Por paradójico que parezca, si algo ha dejado claro la crisis de Pescanova es la tremenda robustez del proyecto empresarial que sustenta la compañía. Además del incalificable proceder de sus antiguos máximos responsables, claro está. Pescanova posee tal robustez, que sigue viva y coleando un año después de tener que suspender su cotización en bolsa tras desvelarse que la habían hundido en una deuda oculta de casi 4.000 millones de euros. Pese a todo eso, continúa produciendo, distribuyendo, vendiendo y pagando. O sea, funcionando. Y lo hace, además, en medio de una crisis económica monumental.

No es solo que parezca robusta, que lo parece, sino que todos los implicados en su tormentoso proceso concursal, o sea, quienes conocen por dentro sus tripas, certifican que es una empresa viable. El administrador concursal, el juez, los accionistas, la banca acreedora... Todos coinciden en que, convenientemente saneada, tiene un magnífico futuro. Así pues, el único plan aceptable es aquel que tenga como objetivo prioritario salvarla. Y salvarla implica mantener, con los ajustes que sean necesarios, las líneas generales del diseño empresarial que la llevaron a ser una de las líderes mundiales en la comercialización de productos del mar.

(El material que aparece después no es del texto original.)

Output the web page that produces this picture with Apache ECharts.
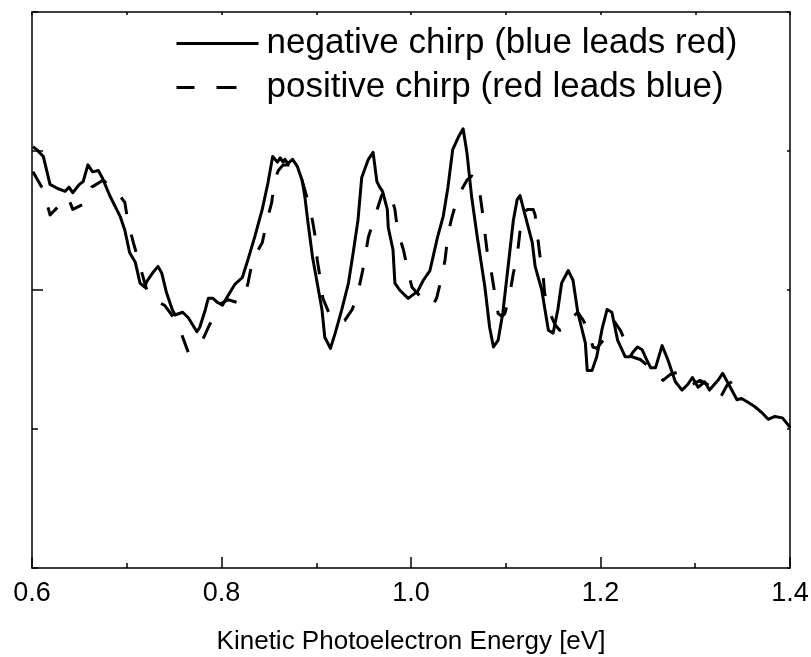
<!DOCTYPE html>
<html><head><meta charset="utf-8">
<script src="https://cdn.jsdelivr.net/npm/echarts@6/dist/echarts.min.js"></script>
<style>html,body{margin:0;padding:0;background:#fff}#c{width:811px;height:657px}</style>
</head><body><div id="c"></div><script>
const xTicks = [0.6, 0.8, 1.0, 1.2, 1.4];
const seriesNames = ['negative chirp (blue leads red)', 'positive chirp (red leads blue)'];
const axisTitle = 'Kinetic Photoelectron Energy [eV]';

const negX = [0.601,0.605,0.612,0.619,0.627,0.635,0.639,0.643,0.650,0.654,0.659,0.664,0.670,0.674,0.682,0.693,0.698,0.703,0.709,0.714,0.719,0.721,0.727,0.733,0.737,0.742,0.748,0.751,0.759,0.765,0.774,0.777,0.783,0.786,0.791,0.796,0.801,0.806,0.814,0.822,0.828,0.835,0.843,0.849,0.854,0.859,0.862,0.865,0.867,0.870,0.875,0.880,0.885,0.888,0.891,0.896,0.901,0.906,0.909,0.915,0.920,0.927,0.934,0.939,0.944,0.948,0.955,0.960,0.964,0.967,0.970,0.975,0.976,0.981,0.983,0.988,0.997,0.999,1.007,1.013,1.020,1.028,1.034,1.039,1.044,1.050,1.055,1.059,1.064,1.070,1.078,1.083,1.087,1.092,1.097,1.102,1.108,1.112,1.115,1.120,1.128,1.131,1.138,1.145,1.150,1.155,1.159,1.166,1.171,1.176,1.184,1.186,1.191,1.196,1.202,1.207,1.212,1.218,1.226,1.231,1.234,1.239,1.244,1.250,1.253,1.258,1.265,1.271,1.279,1.286,1.292,1.297,1.303,1.310,1.315,1.324,1.329,1.337,1.344,1.349,1.356,1.363,1.370,1.377,1.384,1.392,1.398,1.400];
const negY = [3.03,3.01,2.96,2.76,2.73,2.71,2.74,2.70,2.76,2.78,2.90,2.85,2.86,2.81,2.68,2.53,2.43,2.27,2.20,2.05,2.02,2.06,2.12,2.17,2.12,1.98,1.86,1.82,1.84,1.80,1.70,1.73,1.86,1.94,1.94,1.91,1.89,1.95,2.04,2.09,2.22,2.38,2.58,2.77,2.96,2.92,2.95,2.92,2.94,2.91,2.94,2.89,2.79,2.67,2.50,2.24,2.05,1.86,1.66,1.58,1.69,1.86,2.05,2.27,2.50,2.81,2.94,2.99,2.78,2.74,2.71,2.58,2.45,2.29,2.05,2.00,1.94,1.94,1.99,2.07,2.14,2.38,2.53,2.74,3.01,3.10,3.16,2.99,2.67,2.38,2.02,1.73,1.59,1.64,1.84,2.14,2.50,2.65,2.68,2.55,2.34,2.17,2.00,1.71,1.69,1.86,2.05,2.14,2.07,1.84,1.62,1.42,1.42,1.52,1.73,1.86,1.84,1.64,1.52,1.52,1.55,1.59,1.57,1.48,1.44,1.44,1.60,1.50,1.34,1.28,1.32,1.37,1.30,1.34,1.28,1.35,1.40,1.30,1.21,1.22,1.19,1.16,1.12,1.07,1.09,1.08,1.03,1.01];

const posX = [0.601,0.612,0.619,0.632,0.638,0.643,0.658,0.663,0.675,0.688,0.698,0.701,0.707,0.712,0.719,0.722,0.728,0.740,0.753,0.758,0.765,0.772,0.780,0.786,0.791,0.796,0.807,0.817,0.823,0.828,0.833,0.843,0.848,0.853,0.856,0.860,0.865,0.872,0.879,0.885,0.890,0.896,0.899,0.901,0.904,0.907,0.915,0.922,0.930,0.938,0.944,0.949,0.955,0.962,0.969,0.974,0.978,0.983,0.986,0.992,0.997,1.001,1.009,1.018,1.023,1.027,1.033,1.036,1.039,1.043,1.050,1.059,1.064,1.070,1.073,1.076,1.078,1.081,1.085,1.089,1.092,1.096,1.099,1.104,1.108,1.112,1.115,1.118,1.123,1.129,1.131,1.133,1.136,1.139,1.141,1.145,1.152,1.157,1.165,1.170,1.176,1.182,1.187,1.192,1.196,1.203,1.210,1.215,1.221,1.228,1.233,1.242,1.249,1.258,1.266,1.273,1.282,1.289,1.297,1.305,1.313,1.320,1.326,1.334,1.341,1.349,1.352];
const posY = [2.85,2.72,2.54,2.63,2.67,2.58,2.63,2.74,2.79,2.72,2.63,2.50,2.34,2.22,2.05,1.98,1.93,1.89,1.77,1.68,1.55,1.60,1.64,1.73,1.80,1.89,1.93,1.91,1.93,2.05,2.22,2.34,2.50,2.63,2.79,2.86,2.90,2.90,2.88,2.79,2.67,2.50,2.38,2.22,2.09,1.94,1.81,1.77,1.78,1.86,1.98,2.14,2.38,2.53,2.68,2.72,2.70,2.58,2.42,2.29,2.13,2.02,1.96,1.94,1.89,1.94,2.11,2.22,2.40,2.52,2.68,2.79,2.82,2.79,2.68,2.53,2.41,2.24,2.12,1.95,1.83,1.81,1.83,1.96,2.12,2.24,2.42,2.55,2.58,2.58,2.54,2.42,2.25,2.14,1.98,1.86,1.75,1.71,1.73,1.80,1.84,1.78,1.71,1.59,1.58,1.64,1.69,1.77,1.71,1.60,1.52,1.50,1.46,1.40,1.35,1.39,1.41,1.37,1.32,1.35,1.32,1.29,1.22,1.32,1.35,1.28,1.24];

const FONT = '"Liberation Sans", Arial, Helvetica, sans-serif';
const chart = echarts.init(document.getElementById('c'), null, {renderer: 'canvas'});
const black = '#000';
chart.setOption({
  animation: false,
  backgroundColor: '#fff',
  grid: {left: 32, right: 21, top: 12, bottom: 89, containLabel: false, outerBoundsMode: 'none'},
  legend: {
    orient: 'vertical', left: 175, top: 26, padding: 0, itemWidth: 82, itemHeight: 14, itemGap: 9,
    itemStyle: {opacity: 0},
    lineStyle: {width: 3, color: black},
    textStyle: {fontSize: 35, color: black, fontFamily: FONT, padding: [0, 0, 0, 3]},
    data: [
      {name: seriesNames[0], lineStyle: {type: 'solid', width: 3, color: black}},
      {name: seriesNames[1], lineStyle: {type: [18, 22, 20, 40], width: 3, color: black}}
    ]
  },
  xAxis: [
    {
      type: 'value', position: 'bottom', min: xTicks[0], max: xTicks[xTicks.length - 1], interval: 0.2,
      axisLine: {show: true, onZero: false, lineStyle: {color: black, width: 1.5}},
      axisTick: {show: true, inside: true, length: 11, lineStyle: {color: black, width: 1.5}},
      minorTick: {show: true, splitNumber: 2, length: 5, lineStyle: {color: black, width: 1.5}},
      splitLine: {show: false}, minorSplitLine: {show: false},
      axisLabel: {fontSize: 27, color: black, fontFamily: FONT, margin: 12, formatter: v => v.toFixed(1)},
      name: axisTitle, nameLocation: 'middle', nameGap: 61,
      nameTextStyle: {fontSize: 26, color: black, fontFamily: FONT}
    },
    {
      type: 'value', position: 'top', min: xTicks[0], max: xTicks[xTicks.length - 1], interval: 0.1,
      axisLine: {show: true, onZero: false, lineStyle: {color: black, width: 1.5}},
      axisTick: {show: true, inside: true, length: 3, lineStyle: {color: black, width: 1.5}},
      axisLabel: {show: false}, splitLine: {show: false}
    }
  ],
  yAxis: [
    {
      type: 'value', position: 'left', min: 0, max: 4, interval: 1,
      axisLine: {show: true, onZero: false, lineStyle: {color: black, width: 1.5}},
      axisTick: {show: true, inside: true, length: 6, lineStyle: {color: black, width: 1.5}},
      axisLabel: {show: false}, splitLine: {show: false}
    },
    {
      type: 'value', position: 'right', min: 0, max: 4, interval: 1,
      axisLine: {show: true, onZero: false, lineStyle: {color: black, width: 1.5}},
      axisTick: {show: true, inside: true, length: 3, lineStyle: {color: black, width: 1.5}},
      axisLabel: {show: false}, splitLine: {show: false}
    },
    {
      type: 'value', position: 'left', offset: 0, min: 0, max: 4, interval: 1,
      axisLine: {show: false, onZero: false},
      axisTick: {show: true, inside: true, length: 11, customValues: [2, 3], lineStyle: {color: black, width: 1.5}},
      axisLabel: {show: false}, splitLine: {show: false}
    }
  ],
  series: [
    {
      name: seriesNames[0], type: 'line', xAxisIndex: 0, yAxisIndex: 0, symbol: 'none',
      data: negX.map((x, i) => [x, negY[i]]),
      lineStyle: {color: black, width: 3, join: 'round'}, itemStyle: {color: black}, z: 3
    },
    {
      name: seriesNames[1], type: 'line', xAxisIndex: 0, yAxisIndex: 0, symbol: 'none',
      data: posX.map((x, i) => [x, posY[i]]),
      lineStyle: {color: black, width: 3, type: [18, 21], join: 'round'}, itemStyle: {color: black}, z: 2
    }
  ]
});
</script></body></html>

Quien quiera utilizarla como campo de batalla, quien pretenda servirse de ella para resolver viejas o nuevas vendettas, aquellos que alienten entre bambalinas su descomposición por intereses espurios o, simplemente, los que supediten su supervivencia a conveniencias particulares deben tener muy presente que Galicia tomará buena nota de todo ello. En consecuencia, controlar Pescanova implica asumir la responsabilidad de salvarla. La liquidación no puede ser jamás una opción para una empresa viable de tal envergadura y simbolismo. Ni siquiera como argucia legal. Es un proceso demasiado peligroso para jugar con él. Nadie debería permanecer callado ni un minuto más.